System Overview
Designed and deployed a full-stack monitoring solution to provide real-time visibility into infrastructure health, application performance, and business metrics across multiple environments.
Technology Stack
- Metrics Collection: Prometheus, Node Exporter, Application metrics
- Visualization: Grafana dashboards with custom panels
- Alerting: AlertManager with multi-channel notifications
- Data Storage: InfluxDB for time-series data
- Automation: Python scripts for automated remediation
Key Features
Real-time Monitoring
- Infrastructure metrics (CPU, memory, disk, network)
- Application performance monitoring (APM)

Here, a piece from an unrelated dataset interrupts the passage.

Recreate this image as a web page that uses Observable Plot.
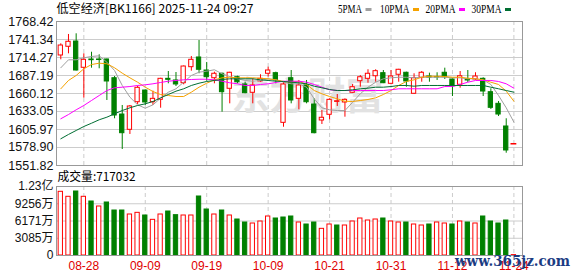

- Business KPI tracking and visualization
- Custom metric collection from APIs and databases
Intelligent Alerting
- Multi-tier alerting with escalation policies
- Integration with Slack, PagerDuty, and email
- Context-aware alerts with runbook links
- Automated incident creation and tracking
Performance Optimization
- Historical trend analysis for capacity planning
- Automated scaling recommendations
- Performance bottleneck identification
- Cost optimization insights
Impact
- 95% reduction in mean time to detection (MTTD)
- 60% faster incident resolution times
- Proactive identification of 85% of issues before customer impact
- Comprehensive visibility across 50+ services and applications
The monitoring system now serves as the central nervous system for our infrastructure, enabling proactive operations and data-driven decision making.